China and the World

Seeds of amity?

Pine nuts in the spotlight for Afghan trade push

Pine-Nuts-w

Now available for Chinese salads

The humble pine nut – a staple of pesto sauce and superfood salads – rarely plays a geopolitical role. But in the last fortnight these small, edible seeds have been at the forefront of an effort to showcase Beijing’s economic support for Taliban-run Afghanistan.

China’s ambassador to Afghanistan Wang Yu revealed on Twitter on November 1 that a cargo flight bearing 45 tonnes of Afghan pine nuts had landed in Shanghai, marking the first shipment of goods from Afghanistan since the Taliban takeover.

“The little pine nuts bring happiness to Afghan people and good taste to the Chinese,” waxed Wang happily (he is one of the few foreign diplomats still in Kabul).

Wang was in descriptive mood, celebrating the “pine nut air corridor” as an “important bond of friendship between our two countries” and claiming that thousands more tonnes of nuts would arrive in China in the coming months.

Pine nuts aren’t widely eaten in China, although they are occasionally consumed as snacks or cooked with sweetcorn in a popular northern dish. They are also a feature of several Western-style dishes and salads that have become more popular among Chinese urbanites in recent years.

To promote sales of the new Afghan imports, their Chinese distributors have gone to unusual lengths to create social media buzz, presenting the seeds as a tasty, healthy and even patriotic purchase.

On November 6, Li Jiaqi, one of the country’s most popular livestreamers joined up with a reporter from state-run broadcaster CCTV to sell 120,000 cans of the nuts in an event broadcast live across several social media platforms. Selling the seeds for Rmb99 a can, the livestreamers generated revenues of more than Rmb10 million ($1.56 million) in total.

The event seems to have had the desired effect on its domestic audience, judging by some responses on social media.

“Our country is so great. This is a global power’s behaviour,” read one of the comments on the Sina Weibo platform. “Helping a war-worn country is so good,” celebrated another.

The Afghan nut diplomacy fits into a broader effort by the Chinese government to present itself as a more reliable alternative to the United States as a source of aid, trade and investment, especially in the developing world.

It also comes at the same time as the China International Import Expo (CIIE), an annual trade fair launched by President Xi Jinping in 2018 as a complement to the Belt and Road infrastructure programme (for more on the expo, see page 9).

China is already one of Afghanistan’s top trade partners and foreign investors, with projects (albeit slow-moving ones) including an oil field in the north of the war-torn nation and a copper mine near Kabul.

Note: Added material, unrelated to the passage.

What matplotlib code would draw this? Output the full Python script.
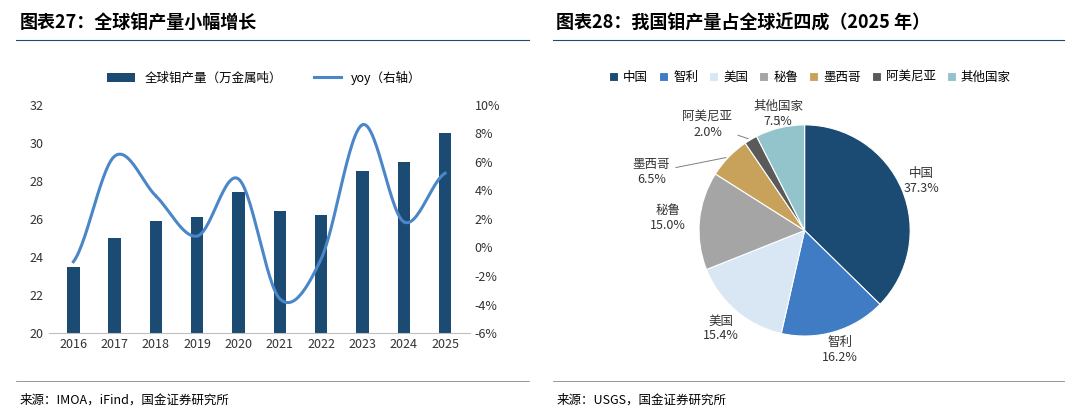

The pine nut promotion was originally hatched with the previous Afghan government, back in 2018. Under the agreement, Afghanistan could export as many as 23,000 tonnes of pine nuts a year to China, earning up to $800 million in revenue.

By sticking to the deal under the new Taliban government, China is presenting itself as an active contributor to Afghan stability, following the chaotic withdrawal of the US and its allies in August.

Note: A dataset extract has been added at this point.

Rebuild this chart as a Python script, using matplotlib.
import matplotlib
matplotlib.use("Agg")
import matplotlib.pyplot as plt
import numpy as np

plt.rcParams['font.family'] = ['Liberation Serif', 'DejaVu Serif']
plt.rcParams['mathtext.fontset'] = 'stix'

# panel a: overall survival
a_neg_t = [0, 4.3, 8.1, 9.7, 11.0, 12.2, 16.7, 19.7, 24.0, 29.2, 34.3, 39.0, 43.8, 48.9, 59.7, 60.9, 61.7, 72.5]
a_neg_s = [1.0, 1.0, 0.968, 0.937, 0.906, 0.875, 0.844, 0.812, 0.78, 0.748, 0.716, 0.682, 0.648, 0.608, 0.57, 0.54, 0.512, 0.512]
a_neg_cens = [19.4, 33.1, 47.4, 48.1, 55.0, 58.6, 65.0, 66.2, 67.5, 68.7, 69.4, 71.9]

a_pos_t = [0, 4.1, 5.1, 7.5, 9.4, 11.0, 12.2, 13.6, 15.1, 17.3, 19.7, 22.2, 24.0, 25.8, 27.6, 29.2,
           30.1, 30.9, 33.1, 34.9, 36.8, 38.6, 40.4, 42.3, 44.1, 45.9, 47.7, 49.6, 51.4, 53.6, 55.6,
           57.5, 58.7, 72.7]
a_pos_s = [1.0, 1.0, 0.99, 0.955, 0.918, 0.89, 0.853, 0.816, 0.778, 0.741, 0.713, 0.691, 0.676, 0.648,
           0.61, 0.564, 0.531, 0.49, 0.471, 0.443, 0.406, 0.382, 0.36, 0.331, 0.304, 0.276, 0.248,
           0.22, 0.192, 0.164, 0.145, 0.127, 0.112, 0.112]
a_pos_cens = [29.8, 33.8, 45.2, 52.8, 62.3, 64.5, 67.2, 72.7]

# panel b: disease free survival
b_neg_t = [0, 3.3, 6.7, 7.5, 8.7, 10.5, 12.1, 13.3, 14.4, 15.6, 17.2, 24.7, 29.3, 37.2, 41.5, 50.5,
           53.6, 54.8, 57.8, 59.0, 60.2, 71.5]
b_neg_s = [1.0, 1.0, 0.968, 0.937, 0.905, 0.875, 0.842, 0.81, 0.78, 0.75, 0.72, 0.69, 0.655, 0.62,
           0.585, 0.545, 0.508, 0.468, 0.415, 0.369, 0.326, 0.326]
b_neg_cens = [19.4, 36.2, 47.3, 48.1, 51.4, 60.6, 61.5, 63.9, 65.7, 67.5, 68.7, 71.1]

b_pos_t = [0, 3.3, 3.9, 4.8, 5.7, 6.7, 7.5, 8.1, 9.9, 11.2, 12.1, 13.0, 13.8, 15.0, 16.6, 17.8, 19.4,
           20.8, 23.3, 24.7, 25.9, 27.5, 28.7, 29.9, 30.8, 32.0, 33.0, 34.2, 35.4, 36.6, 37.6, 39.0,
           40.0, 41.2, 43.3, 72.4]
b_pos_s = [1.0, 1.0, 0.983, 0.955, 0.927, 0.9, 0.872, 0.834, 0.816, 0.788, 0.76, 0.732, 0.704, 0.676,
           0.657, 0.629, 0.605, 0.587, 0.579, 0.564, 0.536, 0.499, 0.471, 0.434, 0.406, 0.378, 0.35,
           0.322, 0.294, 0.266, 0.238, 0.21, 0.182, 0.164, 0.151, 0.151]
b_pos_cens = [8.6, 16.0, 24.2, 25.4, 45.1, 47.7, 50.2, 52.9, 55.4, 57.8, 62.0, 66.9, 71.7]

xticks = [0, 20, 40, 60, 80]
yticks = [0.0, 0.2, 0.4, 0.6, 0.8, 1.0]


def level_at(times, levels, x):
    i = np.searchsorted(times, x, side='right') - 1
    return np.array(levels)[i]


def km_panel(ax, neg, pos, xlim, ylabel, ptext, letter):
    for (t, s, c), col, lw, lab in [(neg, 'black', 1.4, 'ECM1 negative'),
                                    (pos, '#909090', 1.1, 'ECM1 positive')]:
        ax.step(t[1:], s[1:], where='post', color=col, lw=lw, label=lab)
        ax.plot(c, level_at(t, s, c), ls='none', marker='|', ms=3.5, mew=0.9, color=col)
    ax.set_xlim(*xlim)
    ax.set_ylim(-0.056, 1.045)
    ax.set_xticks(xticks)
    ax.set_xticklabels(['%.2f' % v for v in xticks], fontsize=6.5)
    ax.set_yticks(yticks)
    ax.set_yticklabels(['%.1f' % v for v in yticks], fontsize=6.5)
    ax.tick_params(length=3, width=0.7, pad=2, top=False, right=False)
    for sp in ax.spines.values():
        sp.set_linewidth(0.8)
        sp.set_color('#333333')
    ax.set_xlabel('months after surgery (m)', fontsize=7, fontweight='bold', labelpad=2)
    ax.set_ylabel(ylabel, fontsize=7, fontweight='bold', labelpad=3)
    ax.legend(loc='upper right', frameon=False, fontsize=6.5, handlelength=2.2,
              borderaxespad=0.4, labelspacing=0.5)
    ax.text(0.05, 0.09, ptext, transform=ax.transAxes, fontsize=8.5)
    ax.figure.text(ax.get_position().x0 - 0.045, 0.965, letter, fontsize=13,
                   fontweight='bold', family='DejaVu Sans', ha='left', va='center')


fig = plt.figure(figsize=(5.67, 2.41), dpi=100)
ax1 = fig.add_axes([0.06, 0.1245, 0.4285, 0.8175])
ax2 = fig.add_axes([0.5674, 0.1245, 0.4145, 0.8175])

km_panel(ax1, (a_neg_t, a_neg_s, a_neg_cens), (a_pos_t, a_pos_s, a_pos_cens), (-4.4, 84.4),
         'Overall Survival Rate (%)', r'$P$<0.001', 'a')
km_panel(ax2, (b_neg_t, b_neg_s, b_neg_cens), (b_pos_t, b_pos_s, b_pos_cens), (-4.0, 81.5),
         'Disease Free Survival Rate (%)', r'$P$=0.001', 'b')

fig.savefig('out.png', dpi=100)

Washington and much of the international community is yet to recognise the Taliban government and the United States is blocking access to about $10 billion in Afghan assets overseas.

China, too, has yet to formally recognise the new Afghan government but it has announced more than $30 million of humanitarian aid to the country and held talks with the Taliban leadership. Last week China’s Foreign Minister Wang Yi met with senior Taliban leaders for two days of conversations in Doha, the capital of Qatar. A statement after the meeting quoted Wang as saying that Beijing was concerned about the risks of a humanitarian crisis in Afghanistan.

“Once the security situation is stabilised, China will discuss cooperation with Afghanistan in the field of economic reconstruction,” the top Chinese diplomat said.